There are still some advantages to running tests and Linters all on the client side for faster iteration instead of pushing and waiting for the remote CI system to spit back errors at you asynchronously. I don't peronally think that we should kill arc so much as maybe offer an alternative arc-free mode of operation.
An outline of the problems with Arcanist the constellation of somewhat-related barriers to adoption of Phorge in 2022:
- The need to install something client side in order to have a reasonable code review interface is off-putting to many people.
- A lot of people seem to especially dislike that it is a PHP application.
- Windows support is second-class for various reasons.
- This could likely be partially alleviated if Arcanist were to be written in GO, however, that's a huge undertaking and only a partial solution.
- There is a pretty compelling argument to be made for the way which gerrit works with git. It's really not very different from the Phabricator workflow, however, git push origin HEAD:refs/for/main is fairly straightforward, nearly elegant even, using only the standard git client tools with no further dependencies.

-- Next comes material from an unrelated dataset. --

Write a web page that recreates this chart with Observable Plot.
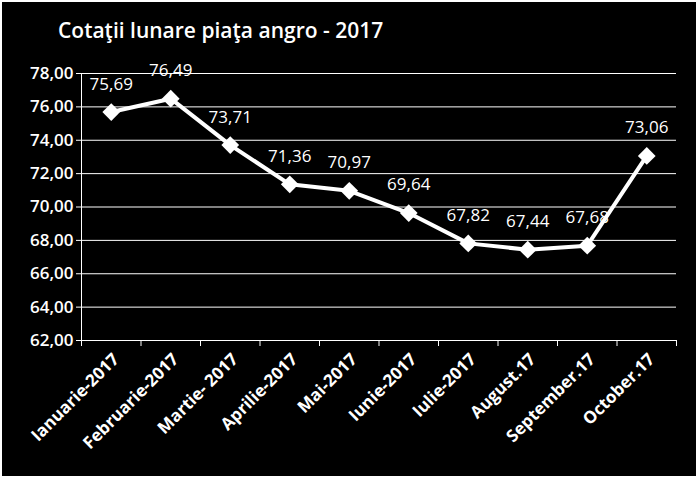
<!DOCTYPE html>
<html><head><meta charset="utf-8">
<script src="https://cdn.jsdelivr.net/npm/d3@7"></script>
<script src="https://cdn.jsdelivr.net/npm/@observablehq/plot@0.6"></script>
<style>
body{margin:0;background:#000;}
#wrap{position:relative;width:698px;height:479px;background:#000;overflow:hidden;}
#title{position:absolute;left:58px;top:16px;color:#fff;font:600 21px "Open Sans",sans-serif;white-space:nowrap;}
#frame{position:absolute;left:0;top:0;width:698px;height:479px;box-sizing:border-box;border-top:2px solid #fff;border-left:2px solid #fff;border-right:2px solid #fff;border-bottom:3px solid #fff;pointer-events:none;}
</style></head><body>
<div id="wrap"><div id="chart"></div><div id="title">Cotaţii lunare piaţa angro - 2017</div><div id="frame"></div></div>
<script>
const months = ["Ianuarie-2017","Februarie-2017","Martie- 2017","Aprilie-2017","Mai-2017","Iunie-2017","Iulie-2017","August.17","September.17","October.17"];
const values = [75.69, 76.49, 73.71, 71.36, 70.97, 69.64, 67.82, 67.44, 67.68, 73.06];
const yTicks = [62, 64, 66, 68, 70, 72, 74, 76, 78];

const data = months.map((m, i) => ({i, m, v: values[i]}));
const fmt = v => v.toFixed(2).replace(".", ",");
const boundaries = d3.range(-0.5, months.length);

const chart = Plot.plot({
  width: 698, height: 479,
  marginLeft: 81, marginRight: 22, marginTop: 73, marginBottom: 139,
  style: {background: "#000", color: "#fff", fontFamily: "'Open Sans', sans-serif", overflow: "visible"},
  x: {type: "linear", domain: [-0.5, months.length - 0.5], axis: null},
  y: {domain: [62, 78], axis: null},
  marks: [
    Plot.gridY(yTicks, {stroke: "#fff", strokeOpacity: 1, strokeWidth: 1}),
    Plot.axisY(yTicks, {label: null, tickFormat: fmt, tickSize: 5, tickPadding: 3, fontSize: 17, fontWeight: 600, fill: "#fff", stroke: "#fff"}),
    Plot.ruleX([-0.5], {stroke: "#fff", strokeWidth: 1}),
    Plot.ruleY([62], {stroke: "#fff", strokeWidth: 1}),
    Plot.axisX(boundaries, {label: null, tickFormat: () => "", tickSize: 6, stroke: "#fff"}),
    Plot.axisX(d3.range(months.length), {label: null, tickFormat: i => months[i], tickSize: 0, tickRotate: -45, tickPadding: 16, dx: 5, fontSize: 17, fontWeight: 700, fill: "#fff"}),
    Plot.line(data, {x: "i", y: "v", stroke: "#fff", strokeWidth: 4}),
    Plot.dot(data, {x: "i", y: "v", symbol: "diamond2", r: 8, fill: "#fff", stroke: "none"}),
    Plot.text(data, {x: "i", y: "v", text: d => fmt(d.v), dy: -28, fill: "#fff", fontSize: 17, fontWeight: 500})
  ]
});
document.getElementById("chart").appendChild(chart);
</script>
</body></html>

- It seems that the pull request workflow, specifically the GitHub & Gitlab implementations of it, have almost completely won in the minds of the vast majority of younger developers.
- The war may have already been lost, however, I still believe there is value in write, review, merge, publish.
- Phorge might be doomed to obscurity if we fail to address the on-boarding friction and general confusion that new users experience when learning the Phorge workflow with expectations set by their git(hub/lab) prior experience.
- The mental models are different enough that Phorge can be very confusing and counter-intuitive to someone who has only ever experienced a PR-based code review process.
- This results in an initial hostility towards the tool and many wind up hating the tool and never getting over the learning curve to appreciate the benefits that Phorge can offer.